Stated task: Repeat exactly, and only, the lines from the one that contains "Recreate this image" through the one that contains "const score3 = [92.7, 95.9, 89.9, 54.4, 51.0, 90.2];", both ends included.

--- start of Material to process ---

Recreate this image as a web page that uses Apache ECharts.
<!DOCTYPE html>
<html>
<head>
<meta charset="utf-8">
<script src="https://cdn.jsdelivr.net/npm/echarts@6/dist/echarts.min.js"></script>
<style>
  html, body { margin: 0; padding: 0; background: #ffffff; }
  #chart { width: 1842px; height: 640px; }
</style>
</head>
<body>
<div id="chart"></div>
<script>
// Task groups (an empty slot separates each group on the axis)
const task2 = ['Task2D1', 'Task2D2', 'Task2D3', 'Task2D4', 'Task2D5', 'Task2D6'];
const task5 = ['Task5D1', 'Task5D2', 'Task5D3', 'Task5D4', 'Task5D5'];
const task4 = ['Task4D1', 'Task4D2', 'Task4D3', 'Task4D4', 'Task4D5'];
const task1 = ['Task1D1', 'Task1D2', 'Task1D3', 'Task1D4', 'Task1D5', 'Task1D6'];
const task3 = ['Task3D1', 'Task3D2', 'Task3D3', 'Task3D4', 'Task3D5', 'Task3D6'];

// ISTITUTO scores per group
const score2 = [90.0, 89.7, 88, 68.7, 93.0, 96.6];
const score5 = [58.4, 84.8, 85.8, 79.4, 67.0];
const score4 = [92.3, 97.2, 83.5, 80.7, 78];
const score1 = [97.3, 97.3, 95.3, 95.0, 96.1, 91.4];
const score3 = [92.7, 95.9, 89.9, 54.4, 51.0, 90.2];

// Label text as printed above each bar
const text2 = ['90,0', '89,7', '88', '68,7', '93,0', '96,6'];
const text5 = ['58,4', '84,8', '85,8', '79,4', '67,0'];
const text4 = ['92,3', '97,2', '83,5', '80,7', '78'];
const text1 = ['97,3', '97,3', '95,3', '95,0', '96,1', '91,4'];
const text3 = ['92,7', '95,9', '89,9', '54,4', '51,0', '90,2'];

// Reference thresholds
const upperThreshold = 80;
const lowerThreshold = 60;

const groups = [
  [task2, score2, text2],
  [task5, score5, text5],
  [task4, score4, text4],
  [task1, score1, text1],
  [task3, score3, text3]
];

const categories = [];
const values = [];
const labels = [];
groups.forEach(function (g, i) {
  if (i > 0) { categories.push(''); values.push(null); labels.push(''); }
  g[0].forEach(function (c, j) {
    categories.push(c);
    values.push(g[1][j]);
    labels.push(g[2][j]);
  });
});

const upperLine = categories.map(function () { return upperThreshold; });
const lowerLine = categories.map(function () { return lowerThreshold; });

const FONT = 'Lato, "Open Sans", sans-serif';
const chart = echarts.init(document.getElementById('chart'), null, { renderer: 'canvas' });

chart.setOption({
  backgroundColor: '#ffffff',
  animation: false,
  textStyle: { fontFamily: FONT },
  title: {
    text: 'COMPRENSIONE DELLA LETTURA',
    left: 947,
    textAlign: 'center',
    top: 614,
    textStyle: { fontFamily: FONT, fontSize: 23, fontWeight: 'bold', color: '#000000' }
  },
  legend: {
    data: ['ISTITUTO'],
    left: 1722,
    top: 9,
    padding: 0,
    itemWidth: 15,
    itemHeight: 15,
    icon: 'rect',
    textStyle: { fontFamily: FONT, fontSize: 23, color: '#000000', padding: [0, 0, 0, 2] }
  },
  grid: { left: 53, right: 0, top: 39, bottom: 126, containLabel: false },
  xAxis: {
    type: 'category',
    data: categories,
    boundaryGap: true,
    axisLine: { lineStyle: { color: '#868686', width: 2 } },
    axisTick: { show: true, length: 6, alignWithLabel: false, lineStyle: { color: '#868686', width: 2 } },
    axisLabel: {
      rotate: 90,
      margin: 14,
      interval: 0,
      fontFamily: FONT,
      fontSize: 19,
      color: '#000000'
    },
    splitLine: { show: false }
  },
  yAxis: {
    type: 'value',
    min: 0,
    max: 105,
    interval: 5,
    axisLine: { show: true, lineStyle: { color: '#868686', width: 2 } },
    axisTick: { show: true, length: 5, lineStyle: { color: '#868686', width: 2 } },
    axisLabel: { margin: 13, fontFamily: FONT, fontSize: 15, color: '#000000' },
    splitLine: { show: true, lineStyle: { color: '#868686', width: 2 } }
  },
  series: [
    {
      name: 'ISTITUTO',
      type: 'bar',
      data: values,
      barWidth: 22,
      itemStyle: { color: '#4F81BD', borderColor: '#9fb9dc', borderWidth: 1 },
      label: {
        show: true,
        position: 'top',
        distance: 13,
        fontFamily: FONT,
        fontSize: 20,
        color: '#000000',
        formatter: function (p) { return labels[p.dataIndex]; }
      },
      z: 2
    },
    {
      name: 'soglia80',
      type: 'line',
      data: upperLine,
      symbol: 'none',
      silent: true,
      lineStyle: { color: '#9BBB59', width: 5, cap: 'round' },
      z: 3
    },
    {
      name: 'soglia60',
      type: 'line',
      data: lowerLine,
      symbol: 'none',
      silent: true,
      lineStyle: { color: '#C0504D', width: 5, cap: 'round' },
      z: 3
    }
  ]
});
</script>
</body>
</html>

--- end of Material to process ---
--- start of Material to process ---

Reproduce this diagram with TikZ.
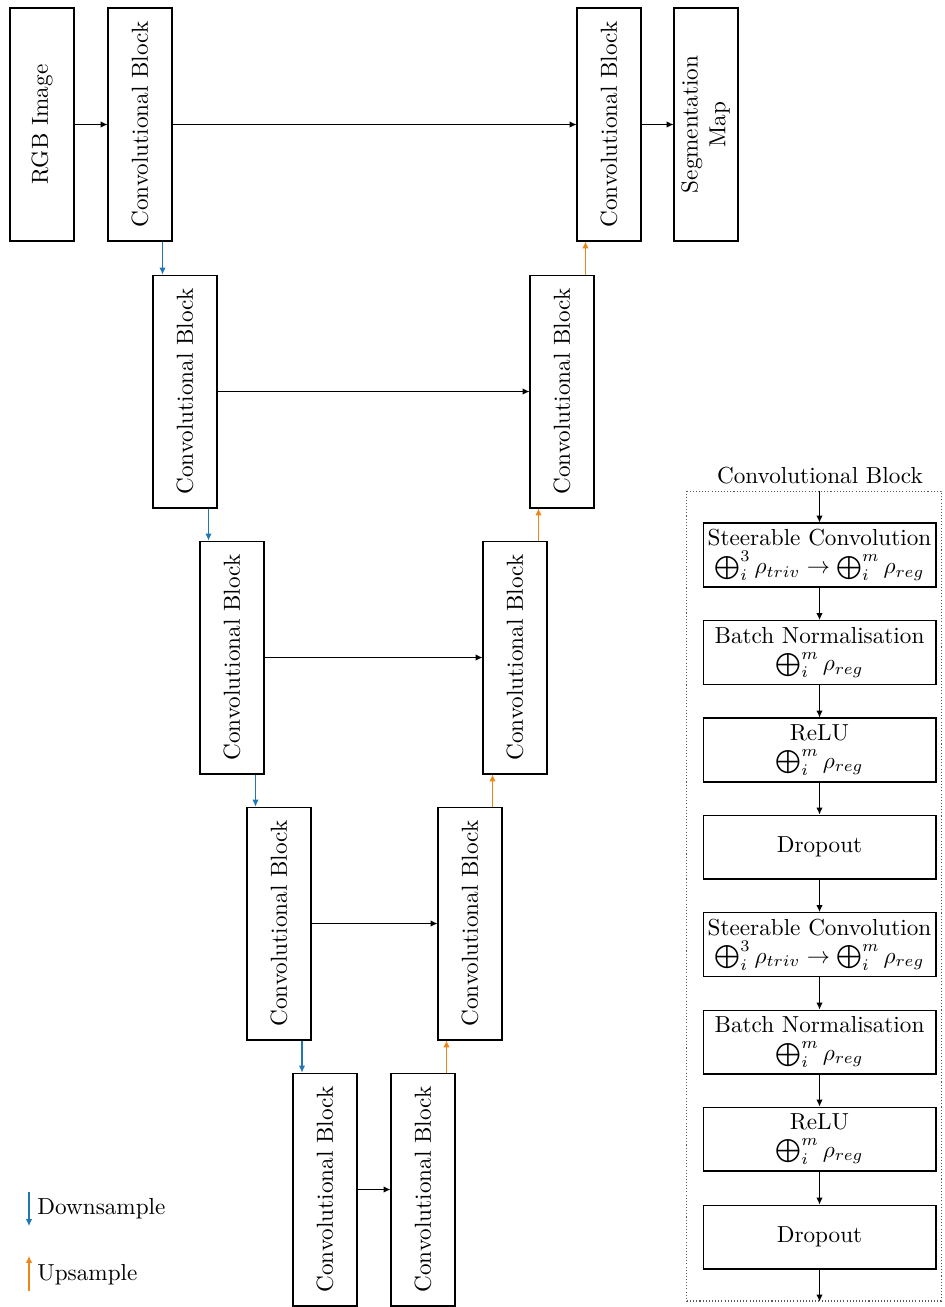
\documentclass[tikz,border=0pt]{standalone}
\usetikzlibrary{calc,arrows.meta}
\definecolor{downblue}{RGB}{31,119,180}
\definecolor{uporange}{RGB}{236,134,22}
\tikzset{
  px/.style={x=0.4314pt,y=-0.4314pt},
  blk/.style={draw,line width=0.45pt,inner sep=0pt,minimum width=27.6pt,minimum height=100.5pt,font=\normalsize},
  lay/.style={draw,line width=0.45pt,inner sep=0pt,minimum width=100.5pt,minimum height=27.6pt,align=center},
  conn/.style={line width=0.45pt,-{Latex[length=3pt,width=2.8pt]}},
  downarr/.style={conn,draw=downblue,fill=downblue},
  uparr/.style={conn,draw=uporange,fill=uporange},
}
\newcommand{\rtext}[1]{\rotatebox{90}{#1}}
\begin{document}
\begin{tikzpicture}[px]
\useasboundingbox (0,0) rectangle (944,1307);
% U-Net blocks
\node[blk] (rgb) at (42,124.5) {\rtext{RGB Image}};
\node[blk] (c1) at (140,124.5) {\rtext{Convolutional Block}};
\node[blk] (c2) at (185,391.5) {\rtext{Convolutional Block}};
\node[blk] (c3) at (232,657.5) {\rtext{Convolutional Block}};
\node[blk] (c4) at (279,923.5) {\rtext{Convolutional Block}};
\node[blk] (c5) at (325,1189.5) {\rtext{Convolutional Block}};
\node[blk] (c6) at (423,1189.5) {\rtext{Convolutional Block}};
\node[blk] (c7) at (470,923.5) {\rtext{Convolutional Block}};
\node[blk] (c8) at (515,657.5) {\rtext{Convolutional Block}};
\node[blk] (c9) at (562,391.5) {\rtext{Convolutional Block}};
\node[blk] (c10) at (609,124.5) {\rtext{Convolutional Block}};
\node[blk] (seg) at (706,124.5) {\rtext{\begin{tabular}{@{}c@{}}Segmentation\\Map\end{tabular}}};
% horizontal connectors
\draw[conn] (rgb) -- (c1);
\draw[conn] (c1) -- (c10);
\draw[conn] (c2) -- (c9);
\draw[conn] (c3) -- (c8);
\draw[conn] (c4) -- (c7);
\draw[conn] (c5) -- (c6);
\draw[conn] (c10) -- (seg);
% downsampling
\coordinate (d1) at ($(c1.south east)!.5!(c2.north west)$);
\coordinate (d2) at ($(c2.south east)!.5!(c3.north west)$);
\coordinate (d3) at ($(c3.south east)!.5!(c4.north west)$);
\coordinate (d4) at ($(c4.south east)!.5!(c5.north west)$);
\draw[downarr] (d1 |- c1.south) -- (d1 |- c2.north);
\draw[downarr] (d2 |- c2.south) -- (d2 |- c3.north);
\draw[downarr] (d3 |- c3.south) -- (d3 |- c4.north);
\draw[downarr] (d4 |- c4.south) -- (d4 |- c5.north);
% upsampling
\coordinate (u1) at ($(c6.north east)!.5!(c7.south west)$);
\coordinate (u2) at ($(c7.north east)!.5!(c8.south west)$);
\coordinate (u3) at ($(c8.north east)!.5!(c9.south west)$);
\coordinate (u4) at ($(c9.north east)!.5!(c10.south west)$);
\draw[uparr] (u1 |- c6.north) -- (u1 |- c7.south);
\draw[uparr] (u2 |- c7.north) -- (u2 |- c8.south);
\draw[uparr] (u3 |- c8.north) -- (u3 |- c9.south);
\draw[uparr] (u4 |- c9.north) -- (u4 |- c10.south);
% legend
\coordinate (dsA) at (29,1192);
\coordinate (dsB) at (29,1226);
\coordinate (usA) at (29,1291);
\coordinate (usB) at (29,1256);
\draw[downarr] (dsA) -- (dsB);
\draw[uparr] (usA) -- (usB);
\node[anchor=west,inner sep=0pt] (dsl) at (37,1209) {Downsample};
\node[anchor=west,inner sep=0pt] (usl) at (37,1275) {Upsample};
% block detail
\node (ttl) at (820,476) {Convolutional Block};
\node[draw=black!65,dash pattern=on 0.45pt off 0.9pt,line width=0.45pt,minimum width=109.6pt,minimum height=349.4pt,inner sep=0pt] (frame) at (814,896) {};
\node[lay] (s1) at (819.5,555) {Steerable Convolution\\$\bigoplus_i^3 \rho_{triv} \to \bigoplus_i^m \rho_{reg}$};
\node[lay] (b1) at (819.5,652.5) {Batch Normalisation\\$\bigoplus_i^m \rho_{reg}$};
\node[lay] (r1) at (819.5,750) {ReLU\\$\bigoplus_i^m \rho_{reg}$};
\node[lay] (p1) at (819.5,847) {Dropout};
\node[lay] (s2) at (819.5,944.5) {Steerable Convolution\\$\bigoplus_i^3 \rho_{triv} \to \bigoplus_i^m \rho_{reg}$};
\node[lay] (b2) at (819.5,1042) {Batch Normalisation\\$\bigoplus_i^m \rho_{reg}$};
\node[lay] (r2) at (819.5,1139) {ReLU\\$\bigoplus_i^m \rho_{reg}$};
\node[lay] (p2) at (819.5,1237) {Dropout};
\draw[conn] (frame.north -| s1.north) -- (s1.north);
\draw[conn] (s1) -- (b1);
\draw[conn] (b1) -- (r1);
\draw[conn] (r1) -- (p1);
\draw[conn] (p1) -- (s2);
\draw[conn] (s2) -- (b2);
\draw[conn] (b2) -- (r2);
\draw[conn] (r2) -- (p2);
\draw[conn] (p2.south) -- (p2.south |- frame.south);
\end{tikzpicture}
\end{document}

--- end of Material to process ---

The answer:
Recreate this image as a web page that uses Apache ECharts.
<!DOCTYPE html>
<html>
<head>
<meta charset="utf-8">
<script src="https://cdn.jsdelivr.net/npm/echarts@6/dist/echarts.min.js"></script>
<style>
  html, body { margin: 0; padding: 0; background: #ffffff; }
  #chart { width: 1842px; height: 640px; }
</style>
</head>
<body>
<div id="chart"></div>
<script>
// Task groups (an empty slot separates each group on the axis)
const task2 = ['Task2D1', 'Task2D2', 'Task2D3', 'Task2D4', 'Task2D5', 'Task2D6'];
const task5 = ['Task5D1', 'Task5D2', 'Task5D3', 'Task5D4', 'Task5D5'];
const task4 = ['Task4D1', 'Task4D2', 'Task4D3', 'Task4D4', 'Task4D5'];
const task1 = ['Task1D1', 'Task1D2', 'Task1D3', 'Task1D4', 'Task1D5', 'Task1D6'];
const task3 = ['Task3D1', 'Task3D2', 'Task3D3', 'Task3D4', 'Task3D5', 'Task3D6'];

// ISTITUTO scores per group
const score2 = [90.0, 89.7, 88, 68.7, 93.0, 96.6];
const score5 = [58.4, 84.8, 85.8, 79.4, 67.0];
const score4 = [92.3, 97.2, 83.5, 80.7, 78];
const score1 = [97.3, 97.3, 95.3, 95.0, 96.1, 91.4];
const score3 = [92.7, 95.9, 89.9, 54.4, 51.0, 90.2];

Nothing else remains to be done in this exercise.